> **TO BE DONE**
Filter the records for lines holding the string "React".

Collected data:

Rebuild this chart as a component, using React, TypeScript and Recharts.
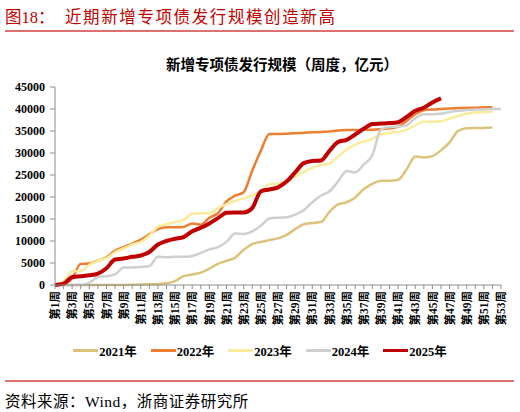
import React from 'react'
import { LineChart, Line, XAxis, YAxis, Legend } from 'recharts'

const weeks = Array.from({ length: 53 }, (_, i) => `第${i + 1}周`)

const y2021 = [
  0, 0, 0, 0, 0, 0, 0, 0, 0, 50, 100, 150, 250, 400, 900, 2000, 2400, 2800, 3700, 4800,
  5500, 6200, 8000, 9300, 9800, 10200, 10600, 11400, 12700, 13800, 14100, 14300, 16600, 18300, 18800, 19900,
  21800, 23000, 23700, 23700, 23900, 26300, 29200, 29000, 29300, 30600, 32400, 35000, 35600, 35700, 35700, 35800,
]
const y2022 = [
  0, 200, 1500, 4800, 4900, 5500, 6300, 7800, 8600, 9400, 10300, 11500, 12700, 13100, 13100, 13200, 14000, 13700,
  15300, 16300, 19000, 20300, 21100, 26000, 30500, 34300, 34300, 34400, 34500, 34600, 34700, 34800, 34900, 35100,
  35200, 35200, 35300, 35300, 35400, 35600, 36000, 37300, 38800, 39700, 39900, 40000, 40100, 40200, 40300, 40300,
  40400, 40400,
]
const y2023 = [
  0, 800, 3100, 3100, 4600, 5500, 6100, 7500, 8300, 9200, 9800, 11200, 13200, 13800, 14300, 14800, 16200, 16300,
  16300, 17500, 18400, 19100, 19700, 20400, 21300, 22900, 23000, 23600, 24700, 25700, 26600, 27300, 27600, 29200,
  30800, 31900, 32600, 33200, 34200, 34600, 34800, 35300, 36300, 37100, 37100, 37200, 37800, 38400, 38900, 39200,
  39300, 39400,
]
const y2024 = [
  0, 0, 0, 0, 500, 1800, 2000, 2400, 4000, 4000, 4100, 4300, 6400, 6300, 6400, 6400, 6600, 7300, 8100, 8600,
  9800, 11700, 11600, 12200, 13500, 15100, 15300, 15400, 16000, 17000, 18800, 20300, 21300, 23500, 25900, 25600,
  27400, 29500, 35300, 35900, 36000, 36300, 37900, 38800, 38800, 38900, 39300, 39600, 39800, 39900, 39900, 40000,
  40000,
]
const y2025 = [
  0, 300, 1800, 2000, 2200, 2600, 3800, 5800, 6000, 6400, 6700, 7500, 9200, 10000, 10500, 10900, 12200, 13000,
  14000, 15200, 16400, 16500, 16500, 17500, 21300, 21700, 22200, 23500, 25600, 27700, 28200, 28300, 30500, 32500,
  33000, 34200, 35500, 36600, 36700, 36800, 37000, 38200, 39600, 40300, 41500, 42400,
]
const yTicks = [0, 5000, 10000, 15000, 20000, 25000, 30000, 35000, 40000, 45000]

const series = [
  { key: 'y2021', name: '2021年', color: '#DCC27A', width: 2.5 },
  { key: 'y2022', name: '2022年', color: '#ED7D31', width: 2.5 },
  { key: 'y2023', name: '2023年', color: '#FAEC9C', width: 2.5 },
  { key: 'y2024', name: '2024年', color: '#CFCFCF', width: 2.5 },
  { key: 'y2025', name: '2025年', color: '#C00000', width: 4 },
]

const data = weeks.map((week, i) => ({
  week,
  y2021: y2021[i] ?? null,
  y2022: y2022[i] ?? null,
  y2023: y2023[i] ?? null,
  y2024: y2024[i] ?? null,
  y2025: y2025[i] ?? null,
}))

const serif = "'Liberation Serif', 'Times New Roman', 'Noto Sans CJK SC', serif"

function WeekTick(props: any) {
  const { x, y, payload, index } = props
  if (index % 2 !== 0) return null
  return (
    <g transform={`translate(${x},${y}) rotate(-90)`}>
      <text textAnchor="end" dy="0.36em" fontSize={11.5} fontWeight="bold" fontFamily={serif} fill="#000">
        {payload.value}
      </text>
    </g>
  )
}

function LegendBox() {
  return (
    <div style={{ display: 'flex', justifyContent: 'center', gap: 14, width: 520, height: 20, alignItems: 'center' }}>
      {series.map((s) => (
        <div key={s.key} style={{ display: 'flex', alignItems: 'center' }}>
          <span style={{ display: 'inline-block', width: 25, height: 3, background: s.color, marginRight: 1 }} />
          <span style={{ fontFamily: serif, fontWeight: 'bold', fontSize: 12.5, color: '#000' }}>{s.name}</span>
        </div>
      ))}
    </div>
  )
}

export default function App() {
  return (
    <div style={{ position: 'absolute', left: 0, top: 0, width: 520, height: 412, background: '#fff', fontFamily: serif }}>
      <div style={{ position: 'absolute', left: 5, top: 4, fontSize: 16.5, color: '#C00000', whiteSpace: 'pre' }}>
        <span>图18：</span>
        <span style={{ position: 'absolute', left: 60, top: 0, letterSpacing: 1.6 }}>近期新增专项债发行规模创造新高</span>
      </div>
      <div style={{ position: 'absolute', left: 5, top: 30, width: 509, height: 1.5, background: '#E07070' }} />
      <div
        style={{
          position: 'absolute',
          left: 0,
          width: 564,
          top: 53,
          textAlign: 'center',
          fontSize: 14.5,
          fontWeight: 'bold',
          fontFamily: "'Noto Sans CJK SC', sans-serif",
        }}
      >
        新增专项债发行规模（周度，亿元）
      </div>
      <div style={{ position: 'absolute', left: 0, top: 0 }}>
        <LineChart width={520} height={412} data={data} margin={{ top: 87, right: 19, bottom: 52, left: 10 }}>
          <XAxis
            dataKey="week"
            scale="point"
            padding={{ left: 0, right: 0 }}
            interval={0}
            height={55}
            tick={<WeekTick />}
            tickSize={4}
            stroke="#8C8C8C"
          />
          <YAxis
            domain={[0, 45000]}
            ticks={yTicks}
            width={45}
            tickSize={5}
            tickMargin={5}
            stroke="#8C8C8C"
            tick={{ fontSize: 12, fontWeight: 'bold', fill: '#000', fontFamily: serif }}
          />
          <Legend
            verticalAlign="bottom"
            height={20}
            wrapperStyle={{ left: 0, width: 520 }}
            content={<LegendBox />}
          />
          {series.map((s) => (
            <Line
              key={s.key}
              type="monotone"
              dataKey={s.key}
              name={s.name}
              stroke={s.color}
              strokeWidth={s.width}
              dot={false}
              connectNulls={false}
              isAnimationActive={false}
            />
          ))}
        </LineChart>
      </div>
      <div style={{ position: 'absolute', left: 5, top: 380, width: 509, height: 1.5, background: '#E07070' }} />
      <div style={{ position: 'absolute', left: 5, top: 389, fontSize: 15.5, color: '#000', letterSpacing: 0.5 }}>
        资料来源：Wind，浙商证券研究所
      </div>
    </div>
  )
}
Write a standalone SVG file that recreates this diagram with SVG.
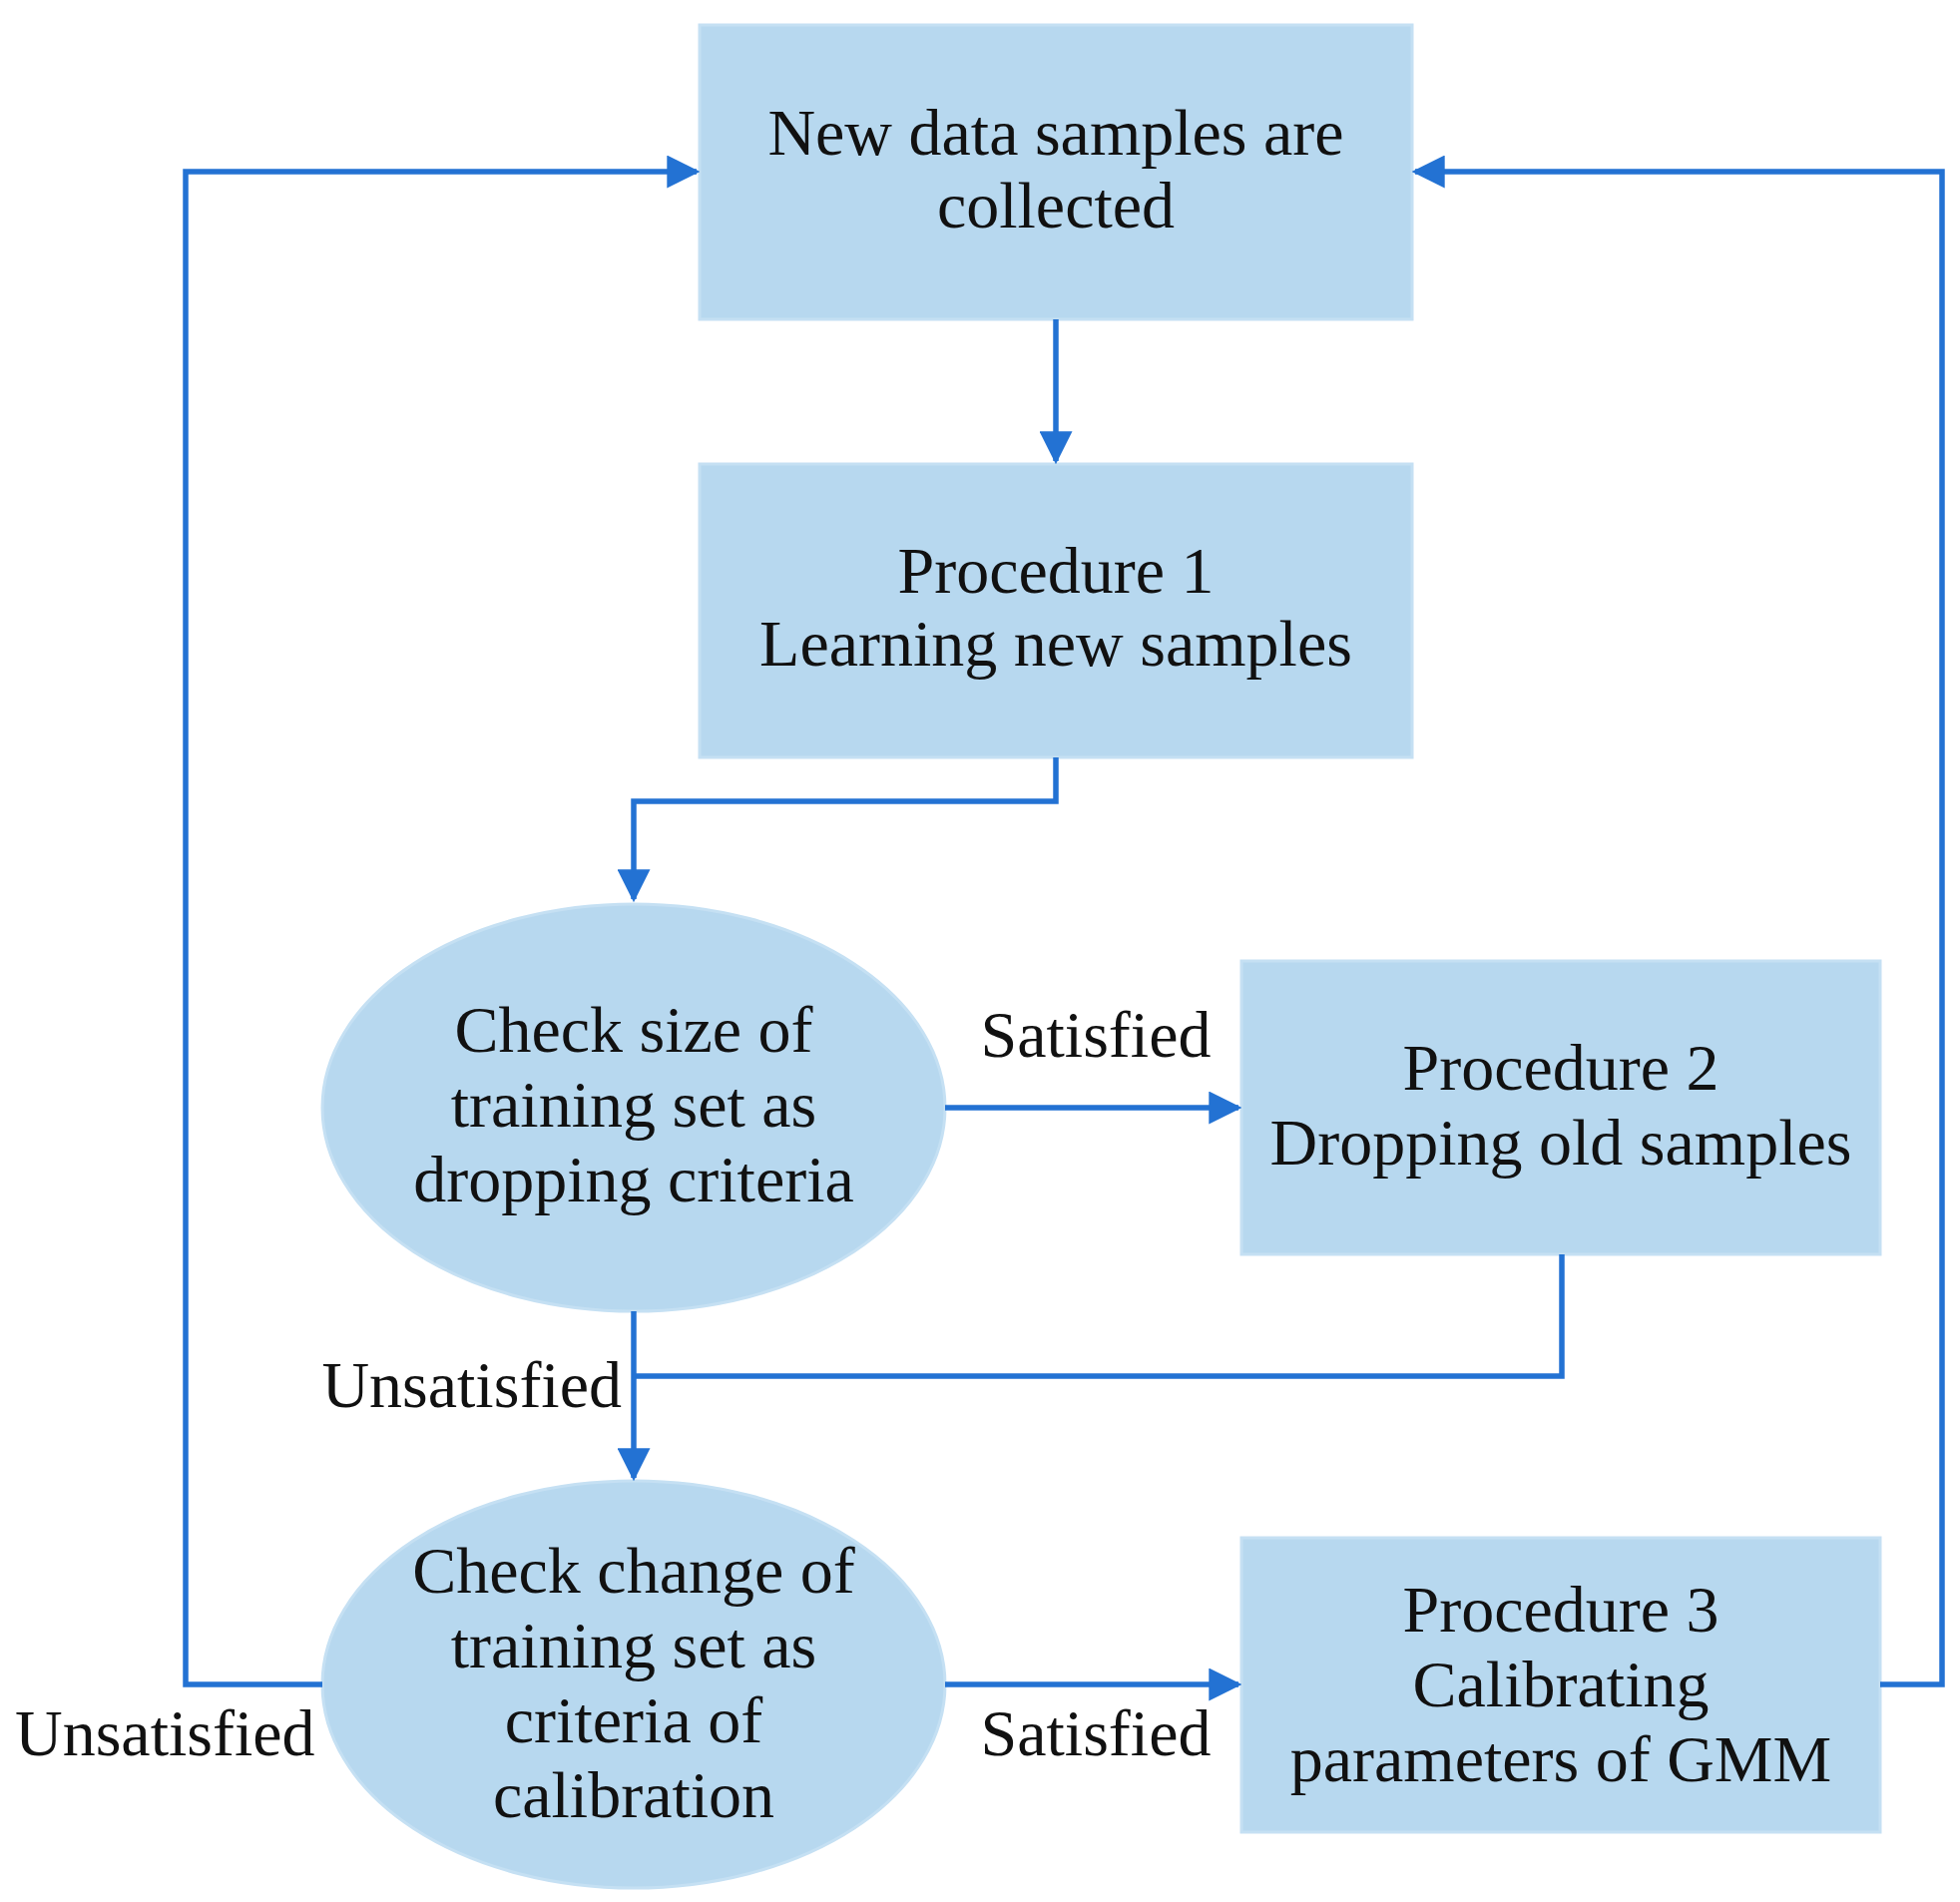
<svg xmlns="http://www.w3.org/2000/svg" width="1964" height="1906" viewBox="0 0 1964 1906">
<style>
.n{fill:#B7D8EF;stroke:#C5E0F3;stroke-width:3}
.t{font-family:"Liberation Serif","Times New Roman",serif;font-size:66px;fill:#111;text-anchor:middle}
.c{fill:none;stroke:#2372D3;stroke-width:5.5}
</style>
<defs><marker id="a" viewBox="0 0 10 10" refX="9" refY="5" markerWidth="6" markerHeight="6" markerUnits="strokeWidth" orient="auto"><path d="M0,0L10,5L0,10z" fill="#2372D3"/></marker></defs>
<rect width="1964" height="1906" fill="#fff"/>
<g id="n1"><rect class="n" x="701" y="25" width="714" height="295"/><text class="t" x="1058" y="155">New data samples are</text><text class="t" x="1058" y="228">collected</text></g>
<g id="n2"><rect class="n" x="701" y="465" width="714" height="294"/><text class="t" x="1058" y="594">Procedure 1</text><text class="t" x="1058" y="667">Learning new samples</text></g>
<g id="n3"><ellipse class="n" cx="635" cy="1110" rx="312" ry="204"/><text class="t" x="635" y="1054">Check size of</text><text class="t" x="635" y="1129">training set as</text><text class="t" x="635" y="1204">dropping criteria</text></g>
<g id="n4"><rect class="n" x="1244" y="963" width="640" height="294"/><text class="t" x="1564" y="1092">Procedure 2</text><text class="t" x="1564" y="1167">Dropping old samples</text></g>
<g id="n5"><ellipse class="n" cx="635" cy="1688" rx="312" ry="204"/><text class="t" x="635" y="1596">Check change of</text><text class="t" x="635" y="1671">training set as</text><text class="t" x="635" y="1746">criteria of</text><text class="t" x="635" y="1821">calibration</text></g>
<g id="n6"><rect class="n" x="1244" y="1541" width="640" height="295"/><text class="t" x="1564" y="1635">Procedure 3</text><text class="t" x="1564" y="1710">Calibrating</text><text class="t" x="1564" y="1785">parameters of GMM</text></g>
<g id="connectors">
<path class="c" d="M1058,320V462" marker-end="url(#a)"/>
<path class="c" d="M1058,759V803H635V901" marker-end="url(#a)"/>
<path class="c" d="M947,1110H1241" marker-end="url(#a)"/>
<path class="c" d="M1565,1257V1379H635"/>
<path class="c" d="M635,1314V1481" marker-end="url(#a)"/>
<path class="c" d="M947,1688H1241" marker-end="url(#a)"/>
<path class="c" d="M323,1688H186V172H698" marker-end="url(#a)"/>
<path class="c" d="M1884,1688H1946V172H1418" marker-end="url(#a)"/>
<text class="t" x="1098" y="1059">Satisfied</text>
<text class="t" x="1098" y="1759">Satisfied</text>
<text class="t" x="623" y="1410" style="text-anchor:end">Unsatisfied</text>
<text class="t" x="15" y="1759" style="text-anchor:start">Unsatisfied</text>
</g>
</svg>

> **ANSWER FOR THE TASK**
Rebuild this chart as a component, using React, TypeScript and Recharts.
import React from 'react'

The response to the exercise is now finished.